SAN JOSE, Calif. -- Intel Corp. provided the first details of its
reconfigurable radio architecture this week at the Software-Defined
Radio Forum, where the company described an array of processors that
will implement a range of physical layer and media-access control
combinations.

In its first public discussion of its plans since Intel's chief
technology officer Patrick Gelsinger revealed an intent to pursue
reconfigurable radio at last year's Intel Developer Forum, Intel made
it clear that its approach will differ from most other companies at
the workshop. Rather than relying on programmable logic, Intel
researcher Jeffrey Schiffer said Monday (Jan. 20) that the company's
architecture will use a heterogeneous array of processors. Some will
be general-purpose DSPs, and others will be tuned to process
particular algorithms. Schiffer said the individual processors will be
of intermediate complexity, between an FPGA and a modest CPU.

The processors are not bused, but rather are connected through a mesh
that emphasizes nearest-neighbor relationships. This both offers a
natural implementation for data flow organizations and reduces the
power and signal integrity issues that come with long interconnect
lines.

The mesh of processors is terminated on two sides by an array of I/O
engines, with one array serving as an input device and the other
serving as output. In front of the input processors resides a
switchable array of analog front-ends -- and, presumably, antennas --
allowing the entire system to hop gracefully between frequency
bands. Different analog front-ends provide different pre-filtering and
signal capture/conversion.
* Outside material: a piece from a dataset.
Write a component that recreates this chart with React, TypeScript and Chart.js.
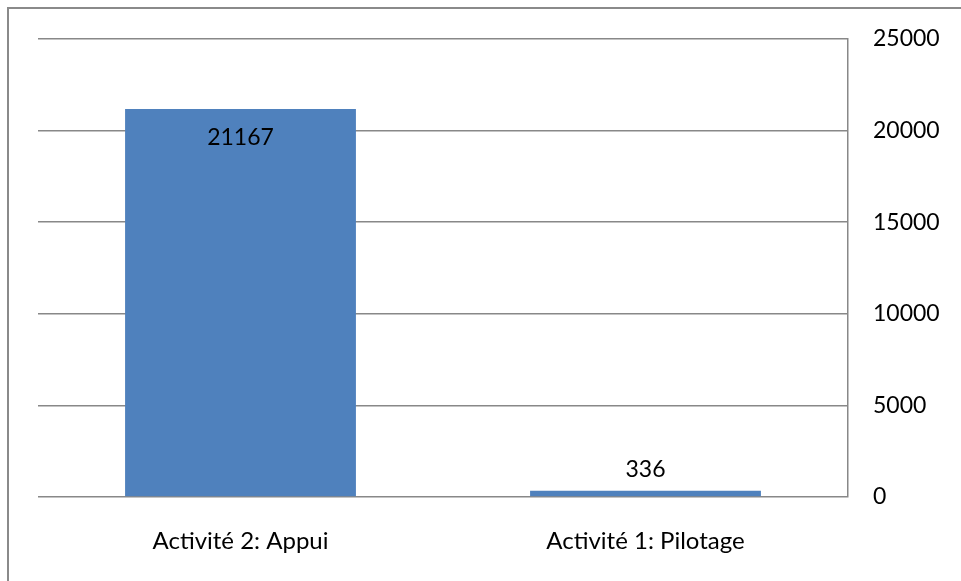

Behind the output array lives a collection
of various media-access controller (MAC) devices.

Transparent configuration

Intel conceives the architecture as a solution to the problem of
highly mobile digital appliances that must move not only from cell to
cell, but from protocol to protocol and band to band in order to
maintain connectivity. In operation, the proposed Intel device would
continually query its environment to determine what services were
available. It would then switch on the appropriate antenna and analog
front-end combination to connect to the service, and configure out of
the processor array an appropriate PHY/MAC layer implementation for
that standard. This process would be transparent to the user, except
for permission and billing issues.

Intel researchers have estimated that such a configurable array
approach would be considerably less efficient, in both real estate and
power, than a hard-wired PHY/MAC solution, or even two of them. But
when the number of PHY/MAC combinations that must be supported reaches
three, the Intel approach breaks even with dedicated engines. Above
that number, the array is more efficient.

Thus Intel suggested that reconfigurable radio devices of the future
will not challenge single-provider terminals. Rather, they would have
a major role when the terminal is mobile and must move freely between
numerous incompatible wireless network services.